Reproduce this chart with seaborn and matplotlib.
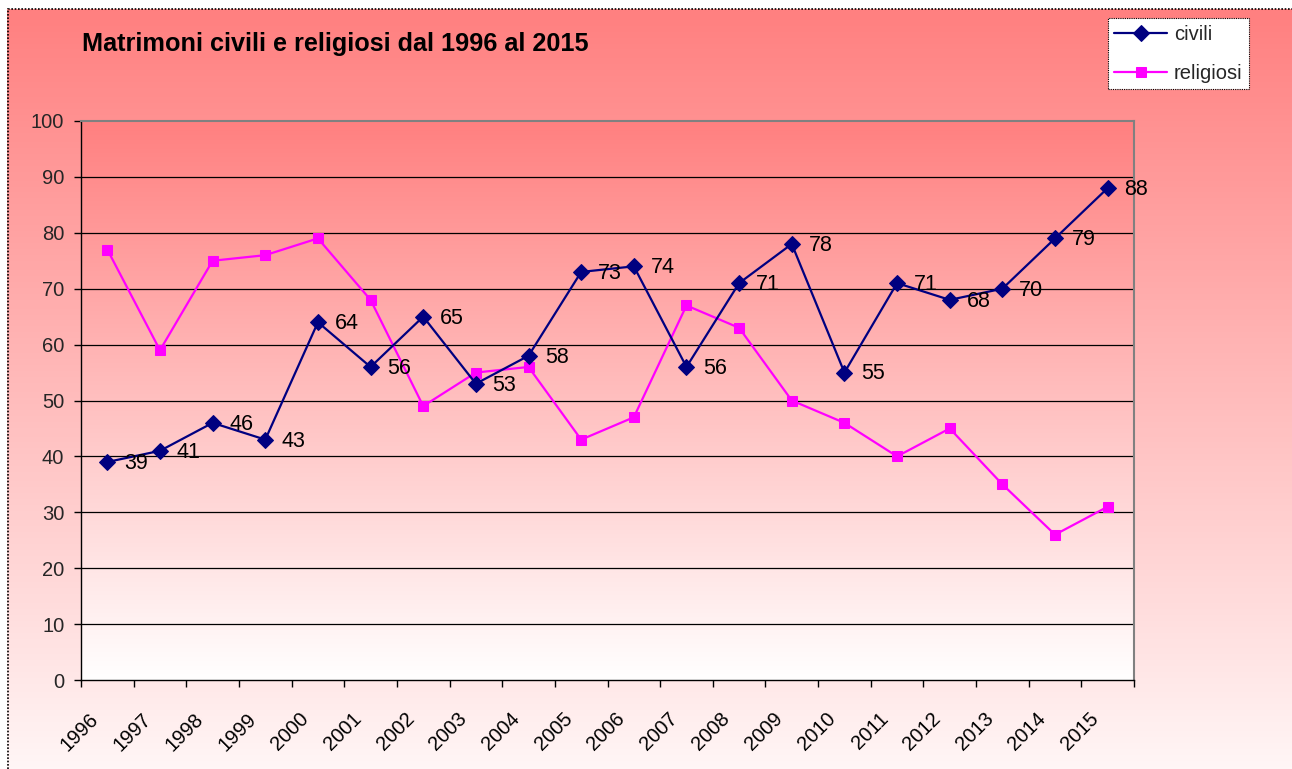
import numpy as np
import matplotlib
matplotlib.use("Agg")
import matplotlib.pyplot as plt
from matplotlib.colors import LinearSegmentedColormap
from matplotlib.patches import Rectangle
import seaborn as sns

years = ["1996", "1997", "1998", "1999", "2000", "2001", "2002", "2003", "2004", "2005",
         "2006", "2007", "2008", "2009", "2010", "2011", "2012", "2013", "2014", "2015"]
civili = [39, 41, 46, 43, 64, 56, 65, 53, 58, 73, 74, 56, 71, 78, 55, 71, 68, 70, 79, 88]
religiosi = [77, 59, 75, 76, 79, 68, 49, 55, 56, 43, 47, 67, 63, 50, 46, 40, 45, 35, 26, 31]
title = "Matrimoni civili e religiosi dal 1996 al 2015"

sns.set_theme(style="white")
plt.rcParams['font.family'] = ['Liberation Sans', 'DejaVu Sans']

W, H = 1292, 769
fig = plt.figure(figsize=(W / 100, H / 100), dpi=100)
fig.patch.set_facecolor("white")
PX = 72 / 100  # points per pixel

cmap = LinearSegmentedColormap.from_list("grad", ["#FF8080", "#FFFFFF"])

# outer chart-area gradient
bg = fig.add_axes([7 / W, 0, 1 - 7 / W, 1 - 9 / H])
grad = np.linspace(0, 1, 256).reshape(-1, 1)
bg.imshow(grad, cmap=cmap, aspect="auto", extent=(0, 1, 0, 1), origin="upper",
          vmin=0, vmax=1.08)
bg.set_axis_off()
bg.add_patch(Rectangle((0.0005, -0.01), 1.1, 1.0095, transform=bg.transAxes,
                       fill=False, edgecolor="black", linestyle=(0, (1, 1)),
                       linewidth=1.2, clip_on=False))

left, right, top, bottom = 81, 1134, 121, 680
ax = fig.add_axes([left / W, 1 - bottom / H, (right - left) / W, (bottom - top) / H])
x = np.arange(len(years))
ax.imshow(grad, cmap=cmap, aspect="auto", extent=(-0.5, len(years) - 0.5, 0, 100),
          origin="upper", zorder=0, vmin=0, vmax=1.0)

sns.lineplot(x=x, y=civili, ax=ax, color="#000080", marker="D", markersize=8.5,
             markeredgecolor="#000080", linewidth=1.6, label="civili", zorder=3)
sns.lineplot(x=x, y=religiosi, ax=ax, color="#FF00FF", marker="s", markersize=7.5,
             markeredgecolor="#FF00FF", linewidth=1.6, label="religiosi", zorder=2)

for xi, v in zip(x, civili):
    ax.annotate(str(v), (xi, v), xytext=(12, -1), textcoords="offset points",
                ha="left", va="center", fontsize=15.5, color="black", zorder=4)

ax.set_xlim(-0.5, len(years) - 0.5)
ax.set_ylim(0, 100)
ax.set_yticks(np.arange(0, 101, 10))
ax.set_yticklabels([str(v) for v in range(0, 101, 10)], fontsize=14.5)
for yv in range(10, 100, 10):
    ax.axhline(yv, color="black", linewidth=0.9, zorder=1)

# category labels (rotated, Excel-like placement)
ax.set_xticks(np.arange(-0.5, len(years), 1.0))
ax.set_xticklabels([])
for xi, lab in zip(x, years):
    ax.annotate(lab, (xi, 0), xytext=(-12 * PX, -36 * PX), textcoords="offset points",
                rotation=45, rotation_mode="anchor", ha="right", va="center",
                fontsize=14.5, color="black", annotation_clip=False)
ax.tick_params(axis="x", which="major", length=5, width=1, color="black", direction="out",
               bottom=True)
ax.tick_params(axis="y", which="major", length=5, width=1, color="black", direction="out",
               pad=7, left=True)
ax.set_xlabel("")
ax.set_ylabel("")

for side in ["left", "bottom"]:
    ax.spines[side].set_color("black")
    ax.spines[side].set_linewidth(1.0)
for side in ["top", "right"]:
    ax.spines[side].set_color("#808080")
    ax.spines[side].set_linewidth(1.5)
    ax.spines[side].set_visible(True)

handles, labels = ax.get_legend_handles_labels()
ax.get_legend().remove()
leg = fig.legend(handles, labels, loc="upper right",
                 bbox_to_anchor=(1249 / W, 1 - 18 / H), fontsize=14.5,
                 frameon=True, fancybox=False, framealpha=1, edgecolor="black",
                 handlelength=2.6, borderpad=0.33, labelspacing=1.0, handletextpad=0.35,
                 borderaxespad=0)
leg.get_frame().set_linewidth(0.8)
leg.get_frame().set_linestyle((0, (1, 1)))

fig.text(82 / W, 1 - 44 / H, title, fontsize=18.2, fontweight="bold",
         ha="left", va="center", color="black")

fig.savefig("out.png", dpi=100)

- - - - - - -

### WHAT THE EXERCISE ASKS
All the material shown above is to be copied exactly, with no pictures carried over.

### WRITTEN ANSWER
Reproduce this chart with seaborn and matplotlib.
import numpy as np
import matplotlib
matplotlib.use("Agg")
import matplotlib.pyplot as plt
from matplotlib.colors import LinearSegmentedColormap
from matplotlib.patches import Rectangle
import seaborn as sns

years = ["1996", "1997", "1998", "1999", "2000", "2001", "2002", "2003", "2004", "2005",
         "2006", "2007", "2008", "2009", "2010", "2011", "2012", "2013", "2014", "2015"]
civili = [39, 41, 46, 43, 64, 56, 65, 53, 58, 73, 74, 56, 71, 78, 55, 71, 68, 70, 79, 88]
religiosi = [77, 59, 75, 76, 79, 68, 49, 55, 56, 43, 47, 67, 63, 50, 46, 40, 45, 35, 26, 31]
title = "Matrimoni civili e religiosi dal 1996 al 2015"

sns.set_theme(style="white")
plt.rcParams['font.family'] = ['Liberation Sans', 'DejaVu Sans']

W, H = 1292, 769
fig = plt.figure(figsize=(W / 100, H / 100), dpi=100)
fig.patch.set_facecolor("white")
PX = 72 / 100  # points per pixel

cmap = LinearSegmentedColormap.from_list("grad", ["#FF8080", "#FFFFFF"])

# outer chart-area gradient
bg = fig.add_axes([7 / W, 0, 1 - 7 / W, 1 - 9 / H])
grad = np.linspace(0, 1, 256).reshape(-1, 1)
bg.imshow(grad, cmap=cmap, aspect="auto", extent=(0, 1, 0, 1), origin="upper",
          vmin=0, vmax=1.08)
bg.set_axis_off()
bg.add_patch(Rectangle((0.0005, -0.01), 1.1, 1.0095, transform=bg.transAxes,
                       fill=False, edgecolor="black", linestyle=(0, (1, 1)),
                       linewidth=1.2, clip_on=False))

left, right, top, bottom = 81, 1134, 121, 680
ax = fig.add_axes([left / W, 1 - bottom / H, (right - left) / W, (bottom - top) / H])
x = np.arange(len(years))
ax.imshow(grad, cmap=cmap, aspect="auto", extent=(-0.5, len(years) - 0.5, 0, 100),
          origin="upper", zorder=0, vmin=0, vmax=1.0)

sns.lineplot(x=x, y=civili, ax=ax, color="#000080", marker="D", markersize=8.5,
             markeredgecolor="#000080", linewidth=1.6, label="civili", zorder=3)
sns.lineplot(x=x, y=religiosi, ax=ax, color="#FF00FF", marker="s", markersize=7.5,
             markeredgecolor="#FF00FF", linewidth=1.6, label="religiosi", zorder=2)

for xi, v in zip(x, civili):
    ax.annotate(str(v), (xi, v), xytext=(12, -1), textcoords="offset points",
                ha="left", va="center", fontsize=15.5, color="black", zorder=4)

ax.set_xlim(-0.5, len(years) - 0.5)
ax.set_ylim(0, 100)
ax.set_yticks(np.arange(0, 101, 10))
ax.set_yticklabels([str(v) for v in range(0, 101, 10)], fontsize=14.5)
for yv in range(10, 100, 10):
    ax.axhline(yv, color="black", linewidth=0.9, zorder=1)

# category labels (rotated, Excel-like placement)
ax.set_xticks(np.arange(-0.5, len(years), 1.0))
ax.set_xticklabels([])
for xi, lab in zip(x, years):
    ax.annotate(lab, (xi, 0), xytext=(-12 * PX, -36 * PX), textcoords="offset points",
                rotation=45, rotation_mode="anchor", ha="right", va="center",
                fontsize=14.5, color="black", annotation_clip=False)
ax.tick_params(axis="x", which="major", length=5, width=1, color="black", direction="out",
               bottom=True)
ax.tick_params(axis="y", which="major", length=5, width=1, color="black", direction="out",
               pad=7, left=True)
ax.set_xlabel("")
ax.set_ylabel("")

for side in ["left", "bottom"]:
    ax.spines[side].set_color("black")
    ax.spines[side].set_linewidth(1.0)
for side in ["top", "right"]:
    ax.spines[side].set_color("#808080")
    ax.spines[side].set_linewidth(1.5)
    ax.spines[side].set_visible(True)

handles, labels = ax.get_legend_handles_labels()
ax.get_legend().remove()
leg = fig.legend(handles, labels, loc="upper right",
                 bbox_to_anchor=(1249 / W, 1 - 18 / H), fontsize=14.5,
                 frameon=True, fancybox=False, framealpha=1, edgecolor="black",
                 handlelength=2.6, borderpad=0.33, labelspacing=1.0, handletextpad=0.35,
                 borderaxespad=0)
leg.get_frame().set_linewidth(0.8)
leg.get_frame().set_linestyle((0, (1, 1)))

fig.text(82 / W, 1 - 44 / H, title, fontsize=18.2, fontweight="bold",
         ha="left", va="center", color="black")

fig.savefig("out.png", dpi=100)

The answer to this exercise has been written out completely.